The Standouts of 2017: New York City Ballet in "Rubies"

January 10, 2018

Ask the Paris Opéra Ballet, the New York City Ballet and the Bolshoi Ballet to share a stage, with each performing one act of Balanchine’s Jewels, and you might expect a degree of friendly (or less-than-friendly) competition. But as POB gave its exquisitely polite rendition of “Emeralds” during the Lincoln Center Festival’s three-company production this summer, one-upsmanship seemed far from everyone’s mind.

Then the curtain rose on New York City Ballet, its dancers visibly shaking with excitement in their “Rubies” finery. And the David H. Koch Theater audience collectively leaned forward.

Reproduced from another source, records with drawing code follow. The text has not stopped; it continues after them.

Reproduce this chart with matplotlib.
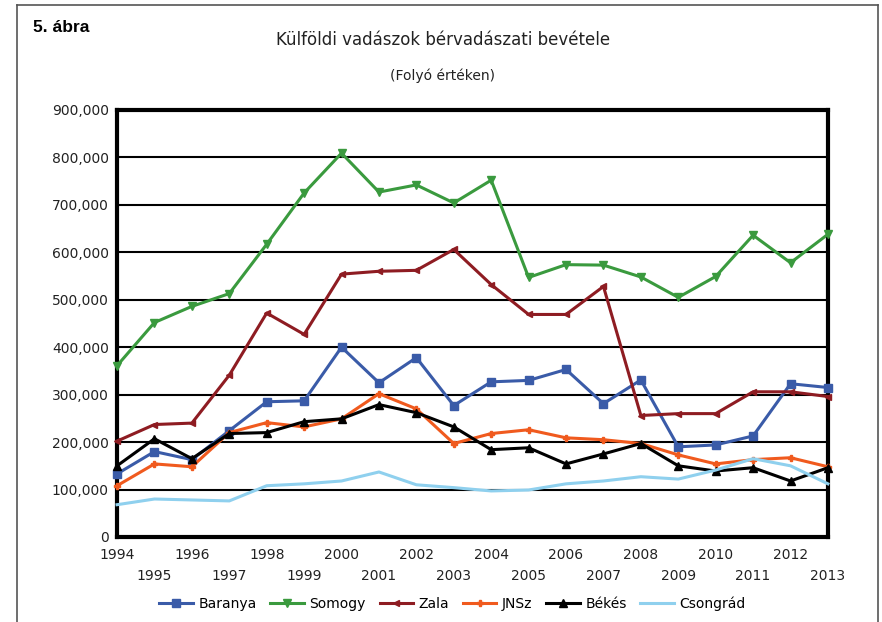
import matplotlib.pyplot as plt
from matplotlib.lines import Line2D
from matplotlib.ticker import FuncFormatter

years = list(range(1994, 2014))

baranya = [133000, 180000, 163000, 224000, 285000, 287000, 400000, 325000, 378000, 277000,
           327000, 330000, 353000, 281000, 331000, 190000, 194000, 213000, 323000, 315000]
somogy = [361000, 452000, 486000, 513000, 617000, 725000, 809000, 727000, 742000, 704000,
          752000, 547000, 574000, 573000, 548000, 505000, 549000, 636000, 578000, 638000]
zala = [202000, 237000, 240000, 341000, 472000, 427000, 554000, 560000, 562000, 606000,
        532000, 469000, 469000, 528000, 256000, 260000, 260000, 306000, 306000, 296000]
jnsz = [108000, 154000, 148000, 220000, 241000, 232000, 249000, 302000, 270000, 197000,
        218000, 226000, 209000, 205000, 197000, 173000, 154000, 163000, 167000, 148000]
bekes = [150000, 207000, 165000, 218000, 220000, 243000, 249000, 279000, 262000, 232000,
         184000, 188000, 154000, 175000, 197000, 150000, 139000, 146000, 118000, 146000]
csongrad = [68000, 80000, 78000, 76000, 108000, 112000, 118000, 137000, 110000, 104000,
            97000, 99000, 112000, 118000, 127000, 122000, 141000, 165000, 150000, 112000]

series = [
    ('Baranya', baranya, '#3a5ba8', 's', 6),
    ('Somogy', somogy, '#3a9a3e', 'v', 6),
    ('Zala', zala, '#8e1c22', '<', 5),
    ('JNSz', jnsz, '#f05a1e', 'P', 5),
    ('Békés', bekes, '#000000', '^', 6),
    ('Csongrád', csongrad, '#8fd0ee', None, 0),
]

fig = plt.figure(figsize=(8.82, 6.22), dpi=100)
ax = fig.add_axes([0.1327, 0.1367, 0.806, 0.6865])

for name, vals, color, marker, ms in series:
    ax.plot(years, vals, color=color, linewidth=2.2, marker=marker,
            markersize=ms, label=name, zorder=3, clip_on=False)

ax.set_xlim(1994, 2013)
ax.set_ylim(0, 900000)
ax.set_yticks(range(0, 900001, 100000))
ax.yaxis.set_major_formatter(FuncFormatter(lambda v, p: f'{int(v):,}'))
ax.grid(axis='y', color='black', linewidth=1.5, zorder=1)
ax.set_axisbelow(True)
for s in ax.spines.values():
    s.set_linewidth(3)
ax.tick_params(axis='both', length=0, labelsize=10, colors='#222222', pad=6)

# staggered year labels
ax.set_xticks(years)
ax.set_xticklabels([''] * len(years))
for i, y in enumerate(years):
    off = 0.0 if i % 2 == 0 else -0.05
    ax.text(y, -0.025 + off, str(y), transform=ax.get_xaxis_transform(),
            ha='center', va='top', fontsize=10, color='#222222')

fig.text(0.037, 0.955, '5. ábra', fontsize=12.5, fontweight='bold', ha='left', va='center',
         family='Liberation Sans')
fig.text(0.502, 0.935, 'Külföldi vadászok bérvadászati bevétele', fontsize=12,
         ha='center', va='center', color='#222222')
fig.text(0.502, 0.878, '(Folyó értéken)', fontsize=10, ha='center', va='center',
         color='#222222')

fig.legend(loc='center', bbox_to_anchor=(0.513, 0.029), ncol=6, frameon=False,
           fontsize=10, handlelength=2.4, columnspacing=1.0, handletextpad=0.4)

# outer frame
fig.add_artist(Line2D([0.0193, 0.0193], [0, 0.992], transform=fig.transFigure,
                      color='#555555', linewidth=1.2))
fig.add_artist(Line2D([0.0193, 0.9955], [0.992, 0.992], transform=fig.transFigure,
                      color='#555555', linewidth=1.2))
fig.add_artist(Line2D([0.9955, 0.9955], [0, 0.992], transform=fig.transFigure,
                      color='#555555', linewidth=1.2))

fig.savefig('out.png', dpi=100)
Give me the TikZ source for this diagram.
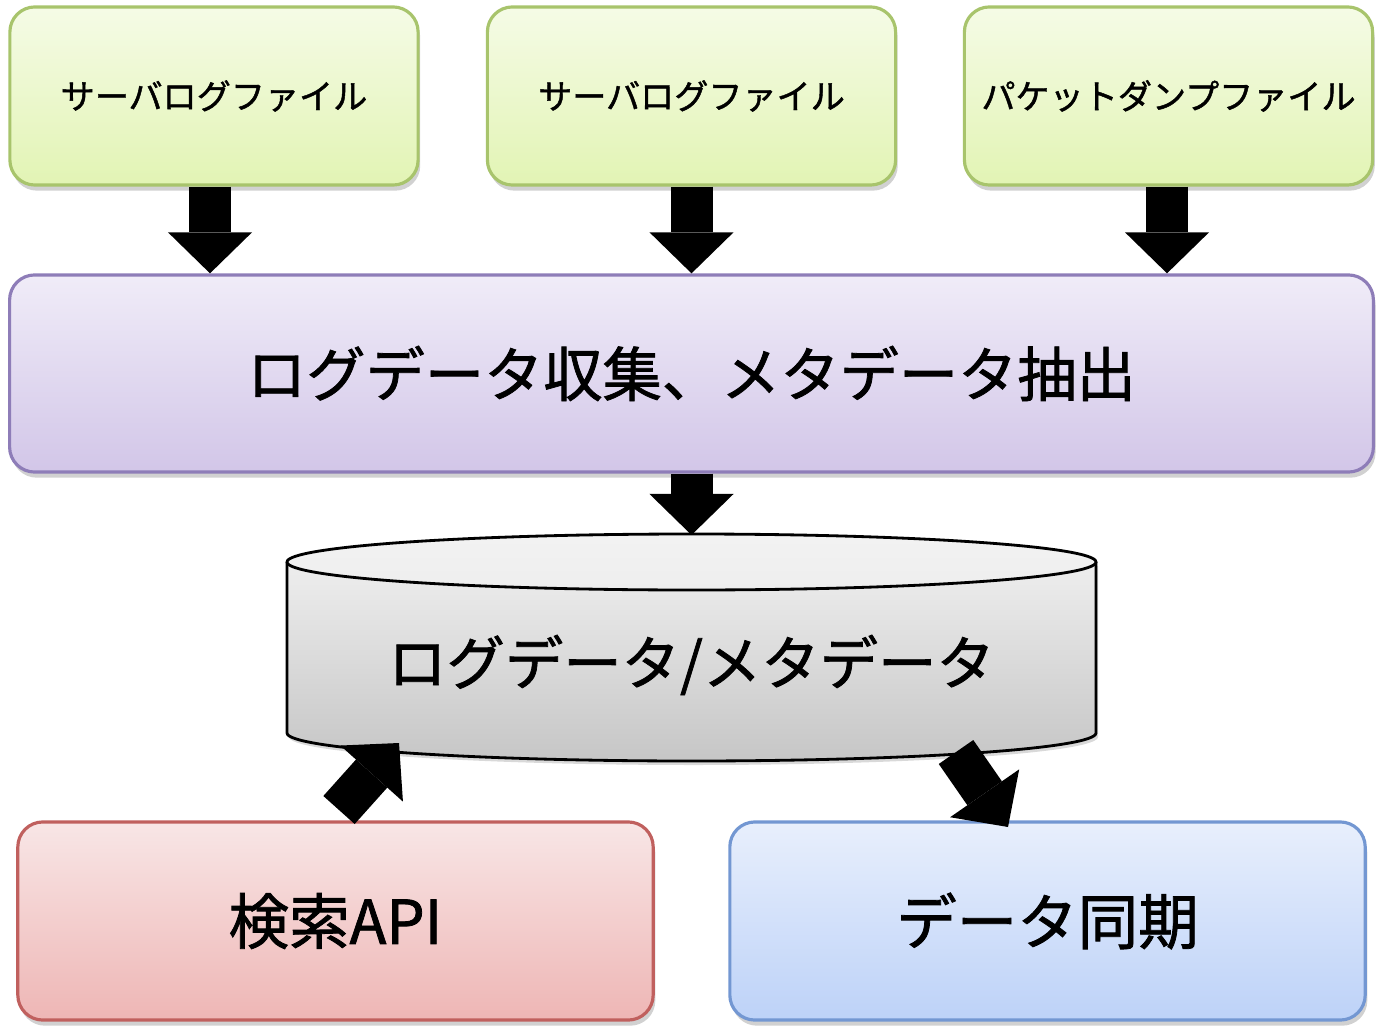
\documentclass[tikz,border=0pt]{standalone}
\usepackage{fontspec}
\newfontfamily\jp[FakeBold=1.3]{Noto Sans CJK JP}
\usetikzlibrary{arrows.meta,shadows,calc}
\definecolor{gTop}{HTML}{F5FBE6}
\definecolor{gBot}{HTML}{E2F4B4}
\definecolor{gLine}{HTML}{A8C46C}
\definecolor{pTop}{HTML}{F0ECF8}
\definecolor{pBot}{HTML}{D2C6E8}
\definecolor{pLine}{HTML}{8E7DB8}
\definecolor{rTop}{HTML}{F8E6E6}
\definecolor{rBot}{HTML}{EEB6B5}
\definecolor{rLine}{HTML}{C0605E}
\definecolor{bTop}{HTML}{E8EFFC}
\definecolor{bBot}{HTML}{BDD2F8}
\definecolor{bLine}{HTML}{7397D2}
\definecolor{cTop}{HTML}{EEEEEE}
\definecolor{cBot}{HTML}{C6C6C6}
\tikzset{
  box/.style={rounded corners=0.25cm, line width=0.9pt, inner sep=0pt,
    drop shadow={shadow xshift=0.6pt, shadow yshift=-1.6pt, opacity=0.18, fill=black},
    font=\jp},
  greenbox/.style={box, draw=gLine, top color=gTop, bottom color=gBot,
    minimum width=4.08cm, minimum height=1.78cm, font=\jp\fontsize{9.7}{11}\selectfont},
  bigarrow/.style={line width=0.42cm, line cap=butt, draw=black,
    -{Triangle[width=0.84cm,length=0.41cm,line width=0pt]}},
}
\begin{document}
\begin{tikzpicture}[x=0.01cm,y=0.01cm]
\useasboundingbox (0,0) rectangle (1383,-1031);
% top boxes
\node[greenbox] (g1) at (214,-96) {サーバログファイル};
\node[greenbox] (g2) at (691.5,-96) {サーバログファイル};
\node[greenbox] (g3) at (1168.5,-96) {パケットダンプファイル};
% purple box
\node[box, draw=pLine, top color=pTop, bottom color=pBot,
  minimum width=13.63cm, minimum height=1.97cm,
  font=\jp\fontsize{16.85}{20}\selectfont] (p) at (691.5,-373.5) {ログデータ収集、メタデータ抽出};
% bottom boxes
\node[box, draw=rLine, top color=rTop, bottom color=rBot,
  minimum width=6.35cm, minimum height=1.98cm,
  font=\jp\fontsize{17.2}{20}\selectfont] (api) at (335.5,-921) {検索API};
\node[box, draw=bLine, top color=bTop, bottom color=bBot,
  minimum width=6.35cm, minimum height=1.98cm,
  font=\jp\fontsize{17.2}{20}\selectfont] (sync) at (1047.5,-921) {データ同期};
% cylinder
\fill[black, opacity=0.15] (289,-566) -- (289,-737) arc[start angle=180,end angle=360,x radius=404.5,y radius=28] -- (1098,-566) -- cycle;
\fill[top color=cTop, bottom color=cBot] (287,-562) -- (287,-733)
  arc[start angle=180,end angle=360,x radius=404.5,y radius=28] -- (1096,-562) -- cycle;
\draw[line width=0.8pt] (287,-562) -- (287,-733)
  arc[start angle=180,end angle=360,x radius=404.5,y radius=28] -- (1096,-562);
\draw[line width=0.8pt, top color=white!95!black, bottom color=cTop] (691.5,-562) ellipse [x radius=404.5, y radius=28];
\coordinate (dbtop) at (691.5,-535);
\node[font=\jp\fontsize{16.6}{20}\selectfont, inner sep=0pt] (db) at (691.5,-665) {ログデータ/メタデータ};
% arrow end points
\coordinate (la1) at (339,-810);
\coordinate (la2) at (399,-743);
\coordinate (ra1) at (956,-752);
\coordinate (ra2) at (1008,-827);
% arrows
\draw[bigarrow] ($(g1.south)+(-4,0)$) -- ($(g1.south |- p.north)+(-4,0)$);
\draw[bigarrow] (g2.south) -- (g2.south |- p.north);
\draw[bigarrow] ($(g3.south)+(-1.5,0)$) -- ($(g3.south |- p.north)+(-1.5,0)$);
\draw[bigarrow] (p.south) -- (dbtop);
\draw[bigarrow] (la1) -- (la2);
\draw[bigarrow] (ra1) -- (ra2);
\end{tikzpicture}
\end{document}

Photo by Paul Kolnik, Courtesy NYCB.

Teresa Reichlen, already famous for her Tall Girl, squeezed even more juice out of those luscious penchés. Joaquin De Luz, the princeliest of court jesters, tossed off bravura sequences with twinkly wit. The corps de ballet danced with evangelical conviction, determined to prove that Balanchine’s way was the only way.

But Megan Fairchild, in the ballerina role, underwent the greatest transformation. She’s shown a new confidence since her Broadway run in On the Town—a run that proved to the world, and maybe to Fairchild herself, that she could be a leading lady. In “Rubies,” she led with such ferocious glee, such jazzy abandon, you half expected her to laugh out loud.

It was a competition. And the home team won.